Tuesday 6 May 2014

Historic Sri Lanka listed oil palm firms to go private after interventionist rule

May 06, 2014 (LBO) - Sri Lanka listed palm oil plantations in East Asia that date back to the British Colonial period are on track to be de-listed following an interventionist rule requiring a minimum 'public float'.

Shalimar (Malay), Selinsing, Good Hope and Indo Malay, were companies set up in then Ceylon to raise capital to start plantations in Malaysia at a time when plantations stock was traded in Colombo and it was a fledgling financial centre in Asia.

The firms are part of Sri Lanka's Carson Cumberbatch group, itself a British Colonial-era firm that served the plantations sector.

Sri Lanka introduced a 25 percent minimum public float rule for main board companies in last December.

The oil palm firms have been on a private path for some time.

Chairman H Selvanathan said the parent company had earlier made a voluntary offer to buy out minority shareholders and continued to pick up shares after that.

"..[T]he majority shareholder does not have any intention of diluting its holding nor does the Company intend to issue further shares in order to conform to the said Rule, and as such the Company is considering the option of de-listing from the Colombo Stock Exchange which would be done in consultation with the Regulator and required shareholder approval," he said in the annual reports of the companies.

Sri Lanka's Securities and Exchange Commission brought the rules following pressure interventionists who wanted to force companies to maintain what is called a 'minimum public float'.

Critics say the collective-punishment style rules were originally pushed by European interventionists as a solution to tackle collusive market behavior in illiquid companies, though it is not known which percentage of a company actually discourages such behavior.

Stock manipulations usually happen during credit bubbles, when low interest rates persist and worsen when rates are kept down through state interventions.

There is also quicker price discovery in liquid shares.

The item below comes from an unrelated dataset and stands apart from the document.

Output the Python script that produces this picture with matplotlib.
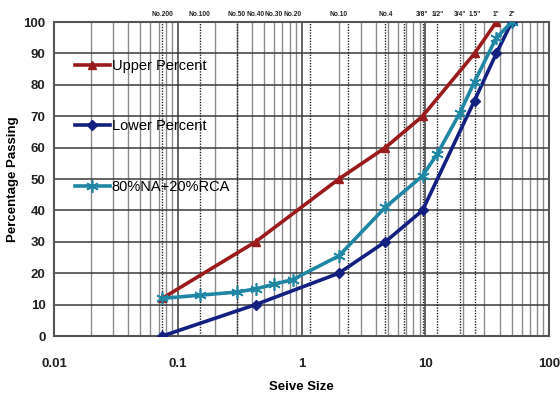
import numpy as np
import matplotlib
matplotlib.use("Agg")
import matplotlib.pyplot as plt
import matplotlib.transforms as mtransforms

# ---------- DATA ------------
upper_size = [0.075, 0.425, 2.0, 4.75, 9.5, 25, 37.5]
upper_pass = [12, 30, 50, 60, 70, 90, 100]

lower_size = [0.075, 0.425, 2.0, 4.75, 9.5, 25, 37.5, 50]
lower_pass = [0, 10, 20, 30, 40, 75, 90, 100]

mix_size = [0.075, 0.15, 0.3, 0.425, 0.6, 0.85, 2.0, 4.75, 9.5, 12.5, 19, 25, 37.5, 50]
mix_pass = [12, 13, 14, 15, 16.5, 18, 25.5, 41, 51, 58, 71, 81, 95, 100]

sieve_size = [0.075, 0.15, 0.3, 0.425, 0.6, 0.85, 2.0, 4.75, 9.5, 12.5, 19, 25, 37.5, 50]
sieve_name = ["No.200", "No.100", "No.50", "No.40", "No.30", "No.20", "No.10", "No.4",
              '3/8"', '1/2"', '3/4"', '1.5"', '1"', '2"']
dotted_size = [0.075, 0.15, 0.3, 1.18, 2.36, 4.75, 6.7, 9.5, 12.5, 19, 25]
# ----------------------------

FONT = ["Liberation Sans", "DejaVu Sans"]
plt.rcParams["font.family"] = FONT

fig = plt.figure(figsize=(5.6, 4.01), dpi=100)
ax = fig.add_axes([0.0964, 0.162, 0.884, 0.783])

ax.set_xscale("log")
ax.set_xlim(0.01, 100)
ax.set_ylim(0, 100)
ax.set_yticks(np.arange(0, 101, 10))
ax.set_xticks([0.01, 0.1, 1, 10, 100])
ax.set_xticklabels(["0.01", "0.1", "1", "10", "100"])

ax.grid(which="major", axis="both", color="#3a3a3a", lw=1.1)
ax.grid(which="minor", axis="x", color="#8c8c8c", lw=1.0)
ax.set_axisbelow(True)
for x in dotted_size:
    ax.axvline(x, color="#222222", lw=1.0, ls=(0, (1, 1)), zorder=1)

ax.plot(upper_size, upper_pass, color="#9a1b1b", lw=2.6, marker="^", ms=6,
        label="Upper Percent", zorder=4)
ax.plot(lower_size, lower_pass, color="#14207f", lw=2.6, marker="D", ms=5,
        label="Lower Percent", zorder=4)
ax.plot(mix_size, mix_pass, color="#1f87a3", lw=2.6, marker=(6, 2, 0), ms=9,
        mew=1.2, label="80%NA+20%RCA", zorder=5)

trans = mtransforms.blended_transform_factory(ax.transData, ax.transAxes)
for s, n in zip(sieve_size, sieve_name):
    ax.text(s, 1.012, n, transform=trans, ha="center", va="bottom",
            fontsize=4.8, fontweight="bold", color="#222222")

for sp in ax.spines.values():
    sp.set_color("#555555")
    sp.set_linewidth(1.5)

ax.tick_params(axis="both", which="both", length=0)
ax.tick_params(axis="x", pad=16, labelsize=9.5)
ax.tick_params(axis="y", pad=6, labelsize=9.5)
for lab in ax.get_xticklabels() + ax.get_yticklabels():
    lab.set_fontweight("bold")
    lab.set_color("#222222")

ax.set_xlabel("Seive Size", fontsize=9.5, fontweight="bold", labelpad=8)
ax.set_ylabel("Percentage Passing", fontsize=9.5, fontweight="bold", labelpad=3)

leg = ax.legend(loc="upper left", bbox_to_anchor=(0.015, 0.925), frameon=False,
                labelspacing=3.2, handlelength=2.4, handletextpad=0.15,
                prop={"size": 10.5, "family": FONT})

fig.savefig("out.png", dpi=100)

Regulators around the world have picked various percentages ranging from 10 to 25 percent as the so-called minimum public float, where non public shareholders are the key promoters of a firm.

Further underlining the subjective nature of such percentages, India brought rules in 2010 where state companies have 10 percent floor, compared to 25 percent for others.

There are also quantity rules, where larger firms are allowed to have lower 'public floats'. Sri Lanka's tiny bourse has a minimum quantity rule of 5 billion rupees, about half that of the New York stock exchange.

Countries like the US and UK, also have smaller stock exchanges that firms can move to when they fall beneath the minimum public float but Sri Lanka has only one stock exchange.

It however has a lower limit of 10 percent for its second board.

The negative outcome of such rules are that well-managed firm that give steady dividends are pushed out of the market despite the availability of investors who are prepared to hold on to illiquid shares out of free choice.